● EXERCISE AIM
Skipping all pictures, set down the lines of the listing from the first through the one with "Mono', 'DejaVu Sans".

● SUPPLIED MATERIAL
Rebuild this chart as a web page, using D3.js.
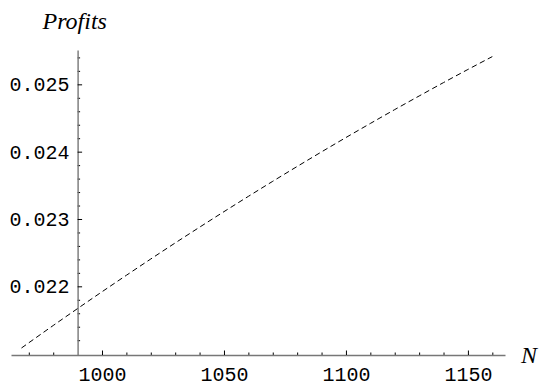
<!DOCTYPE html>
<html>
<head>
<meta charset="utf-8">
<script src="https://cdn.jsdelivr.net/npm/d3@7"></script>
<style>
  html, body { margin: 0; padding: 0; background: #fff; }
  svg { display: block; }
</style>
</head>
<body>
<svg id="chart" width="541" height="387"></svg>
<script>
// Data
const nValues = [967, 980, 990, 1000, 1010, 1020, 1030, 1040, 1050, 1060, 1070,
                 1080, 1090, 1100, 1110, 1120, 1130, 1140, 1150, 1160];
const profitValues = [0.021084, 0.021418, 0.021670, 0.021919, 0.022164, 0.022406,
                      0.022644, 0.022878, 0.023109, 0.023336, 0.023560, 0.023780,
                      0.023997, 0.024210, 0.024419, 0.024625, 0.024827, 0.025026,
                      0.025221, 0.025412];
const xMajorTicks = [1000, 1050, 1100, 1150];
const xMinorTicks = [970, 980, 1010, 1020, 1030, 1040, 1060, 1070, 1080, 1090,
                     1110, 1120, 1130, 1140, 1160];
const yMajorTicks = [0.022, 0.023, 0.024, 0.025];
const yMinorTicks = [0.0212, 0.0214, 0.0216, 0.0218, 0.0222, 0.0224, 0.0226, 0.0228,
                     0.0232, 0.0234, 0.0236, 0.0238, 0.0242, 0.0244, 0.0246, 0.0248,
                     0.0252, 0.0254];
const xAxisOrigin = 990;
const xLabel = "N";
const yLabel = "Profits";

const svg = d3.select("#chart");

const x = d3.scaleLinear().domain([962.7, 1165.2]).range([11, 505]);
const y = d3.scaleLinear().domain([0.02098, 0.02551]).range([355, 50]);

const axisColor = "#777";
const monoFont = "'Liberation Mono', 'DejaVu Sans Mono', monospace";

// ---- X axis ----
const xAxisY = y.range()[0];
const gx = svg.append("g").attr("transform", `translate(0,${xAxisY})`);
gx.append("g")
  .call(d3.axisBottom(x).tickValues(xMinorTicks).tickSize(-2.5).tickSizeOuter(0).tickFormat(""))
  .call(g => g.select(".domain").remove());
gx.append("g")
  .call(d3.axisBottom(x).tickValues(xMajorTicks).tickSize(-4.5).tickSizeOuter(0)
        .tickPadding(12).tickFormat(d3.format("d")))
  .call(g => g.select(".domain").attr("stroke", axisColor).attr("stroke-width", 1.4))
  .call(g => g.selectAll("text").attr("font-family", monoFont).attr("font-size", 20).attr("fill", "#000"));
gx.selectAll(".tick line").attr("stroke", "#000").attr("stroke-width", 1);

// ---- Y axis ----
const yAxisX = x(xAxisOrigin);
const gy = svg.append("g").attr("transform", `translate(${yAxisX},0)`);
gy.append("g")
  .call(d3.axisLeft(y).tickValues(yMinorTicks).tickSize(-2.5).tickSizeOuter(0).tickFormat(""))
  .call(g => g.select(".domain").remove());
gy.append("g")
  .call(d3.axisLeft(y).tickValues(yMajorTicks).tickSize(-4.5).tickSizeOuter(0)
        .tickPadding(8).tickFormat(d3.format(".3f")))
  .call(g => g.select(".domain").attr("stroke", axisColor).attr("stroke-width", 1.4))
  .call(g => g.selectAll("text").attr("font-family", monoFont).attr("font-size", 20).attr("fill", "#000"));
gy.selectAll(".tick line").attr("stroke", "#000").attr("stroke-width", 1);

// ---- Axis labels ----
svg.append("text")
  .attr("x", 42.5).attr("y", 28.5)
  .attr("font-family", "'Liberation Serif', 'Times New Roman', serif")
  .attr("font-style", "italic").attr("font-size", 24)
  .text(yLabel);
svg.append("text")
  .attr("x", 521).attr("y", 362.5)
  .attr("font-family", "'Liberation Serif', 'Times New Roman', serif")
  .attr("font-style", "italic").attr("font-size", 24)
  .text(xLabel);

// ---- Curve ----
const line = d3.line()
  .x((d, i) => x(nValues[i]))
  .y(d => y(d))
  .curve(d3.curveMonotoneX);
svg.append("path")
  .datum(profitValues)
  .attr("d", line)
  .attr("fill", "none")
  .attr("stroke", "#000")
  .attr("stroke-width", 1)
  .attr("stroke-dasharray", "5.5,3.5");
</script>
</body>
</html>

● EXERCISE SOLUTION
Rebuild this chart as a web page, using D3.js.
<!DOCTYPE html>
<html>
<head>
<meta charset="utf-8">
<script src="https://cdn.jsdelivr.net/npm/d3@7"></script>
<style>
  html, body { margin: 0; padding: 0; background: #fff; }
  svg { display: block; }
</style>
</head>
<body>
<svg id="chart" width="541" height="387"></svg>
<script>
// Data
const nValues = [967, 980, 990, 1000, 1010, 1020, 1030, 1040, 1050, 1060, 1070,
                 1080, 1090, 1100, 1110, 1120, 1130, 1140, 1150, 1160];
const profitValues = [0.021084, 0.021418, 0.021670, 0.021919, 0.022164, 0.022406,
                      0.022644, 0.022878, 0.023109, 0.023336, 0.023560, 0.023780,
                      0.023997, 0.024210, 0.024419, 0.024625, 0.024827, 0.025026,
                      0.025221, 0.025412];
const xMajorTicks = [1000, 1050, 1100, 1150];
const xMinorTicks = [970, 980, 1010, 1020, 1030, 1040, 1060, 1070, 1080, 1090,
                     1110, 1120, 1130, 1140, 1160];
const yMajorTicks = [0.022, 0.023, 0.024, 0.025];
const yMinorTicks = [0.0212, 0.0214, 0.0216, 0.0218, 0.0222, 0.0224, 0.0226, 0.0228,
                     0.0232, 0.0234, 0.0236, 0.0238, 0.0242, 0.0244, 0.0246, 0.0248,
                     0.0252, 0.0254];
const xAxisOrigin = 990;
const xLabel = "N";
const yLabel = "Profits";

const svg = d3.select("#chart");

const x = d3.scaleLinear().domain([962.7, 1165.2]).range([11, 505]);
const y = d3.scaleLinear().domain([0.02098, 0.02551]).range([355, 50]);

const axisColor = "#777";
const monoFont = "'Liberation Mono', 'DejaVu Sans Mono', monospace";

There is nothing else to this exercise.